Clinical training in psychology begins from Day One in the program, and students spend time throughout their course of study working directly with clients in several functioning mental health clinics. This lets students get in-depth personal experience as psychology service providers across a range of population groups and psychological specialty areas, including military, health, forensic, trauma psychology and more. Operational clinics include:

  • Professional Psychology Clinic
  • Center for Oncology Psychology Excellence
  • Center for Performance Excellence
  • The Colorado Resilience Collaborative
  • The CUB Clinic
  • Denver FIRST
  • The Sturm Center
  • Trauma & Disaster Recovery Clinic

Specialty focus areas

Students can choose to pursue specialty focus areas as part of their degree program. Possible specialties include military, dynamic psychotherapy, neuropsychology, forensic psychology, behavior therapy, substance abuse, child assessment and more. Students who are interested in a unique specialty that’s not listed may be able to work with faculty to create a personalized course.

Biggest Cons

What limitations of the program exist that might make some students think twice about pursuing a Psy.D. at the University of Denver?

Cost

Annual tuition in the University of Denver’s GSPP is high — almost $70,000 per year. With at least three years of classroom work, students can expect to spend upwards of $200,000 even before they begin an internship.

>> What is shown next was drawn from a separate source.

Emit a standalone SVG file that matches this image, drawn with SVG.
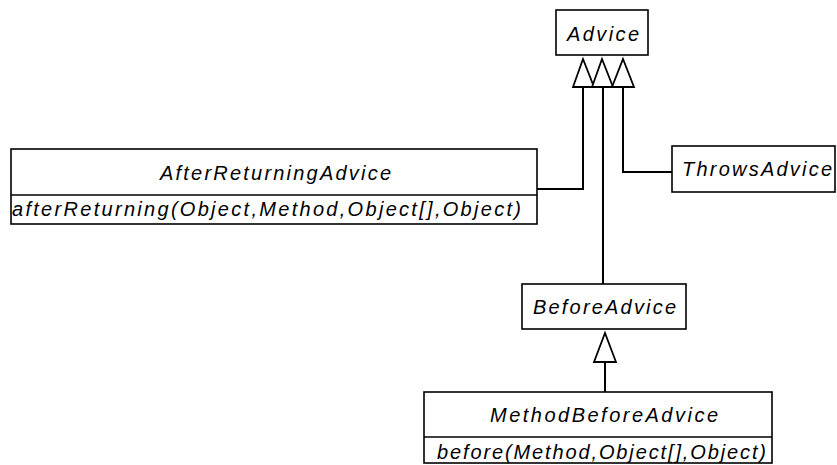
<svg xmlns="http://www.w3.org/2000/svg" width="837" height="465" viewBox="0 0 837 465">
<style>
.box{fill:#fff;stroke:#000;stroke-width:1.6}
.div{stroke:#000;stroke-width:1.6}
.t{font-family:"Liberation Sans",Arial,sans-serif;font-style:italic;font-size:20px;fill:#000}
.c{fill:none;stroke:#000;stroke-width:2}
.tri{fill:#fff;stroke:#000;stroke-width:1.8;stroke-linejoin:miter}
</style>
<rect width="837" height="465" fill="#fff"/>
<g id="connectors">
<path class="c" d="M583,87 V189 H537"/>
<path class="c" d="M603,87 V284"/>
<path class="c" d="M623,87 V172 H672"/>
<path class="c" d="M605,362 V392"/>
<polygon class="tri" points="583,59 594,87 573,87"/>
<polygon class="tri" points="602,59 613,87 592,87"/>
<polygon class="tri" points="623,59 634,87 612,87"/>
<polygon class="tri" points="605,333 616,362 594,362"/>
</g>
<g id="Advice">
<rect class="box" x="556" y="10" width="92" height="45"/>
<text class="t" x="567" y="41" textLength="72" lengthAdjust="spacing">Advice</text>
</g>
<g id="AfterReturningAdvice">
<rect class="box" x="11" y="149" width="526" height="75"/>
<line class="div" x1="11" y1="195" x2="537" y2="195"/>
<text class="t" x="160" y="180" textLength="231" lengthAdjust="spacing">AfterReturningAdvice</text>
<text class="t" x="12" y="216" textLength="509" lengthAdjust="spacing">afterReturning(Object,Method,Object[],Object)</text>
</g>
<g id="ThrowsAdvice">
<rect class="box" x="672" y="146" width="163" height="46"/>
<text class="t" x="682" y="176" textLength="150" lengthAdjust="spacing">ThrowsAdvice</text>
</g>
<g id="BeforeAdvice">
<rect class="box" x="522" y="284" width="164" height="45"/>
<text class="t" x="533" y="314" textLength="143" lengthAdjust="spacing">BeforeAdvice</text>
</g>
<g id="MethodBeforeAdvice">
<rect class="box" x="424" y="392" width="348" height="71"/>
<line class="div" x1="424" y1="437" x2="772" y2="437"/>
<text class="t" x="490" y="422" textLength="228" lengthAdjust="spacing">MethodBeforeAdvice</text>
<text class="t" x="437" y="459" textLength="329" lengthAdjust="spacing">before(Method,Object[],Object)</text>
</g>
</svg>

For many learners, the expected costs will rule out this program entirely.

Lack of online options

All coursework in the program is done face-to-face, and students don’t have the flexibility to attend part-time or online. This is another factor that may rule the GSPP out for many students across the country who can’t relocate to Denver.

The Bottom Line

Still unsure about whether the University of Denver’s GSPP Psy.D. degree will work for you? Check out the chart below to help guide you:

Is the University of Denver Psy.D. Program Right For Me?
Need Yes No
I need to take my classes online x
I’m interested in clinical psychology x
I want to focus on a particular population group x
I’m interested in applied psychology x
I’m interested in school psychology x
I’m interested in industrial-organizational psychology x
I have a very limited budget for a Psy.D. program x
A well-established program is important to me x
I want to work in a real-world mental health clinic x
I want to contribute to cutting-edge research projects x
I don’t want to take the GRE* x
* Students without psychology background as undergrads or via master’s program will need to take psychology subject matter GRE exam

Conclusion

The University of Denver’s Graduate School of Professional Psychology is among a handful of truly elite Psy.D. programs out there, but for students who are accepted, the cost of attending is quite high. Still, there’s little doubt that with a near-100% licensure rate, for those who want to begin practicing as psychologists, earning their Psy.D. through this program will provide a rigorous, valuable education.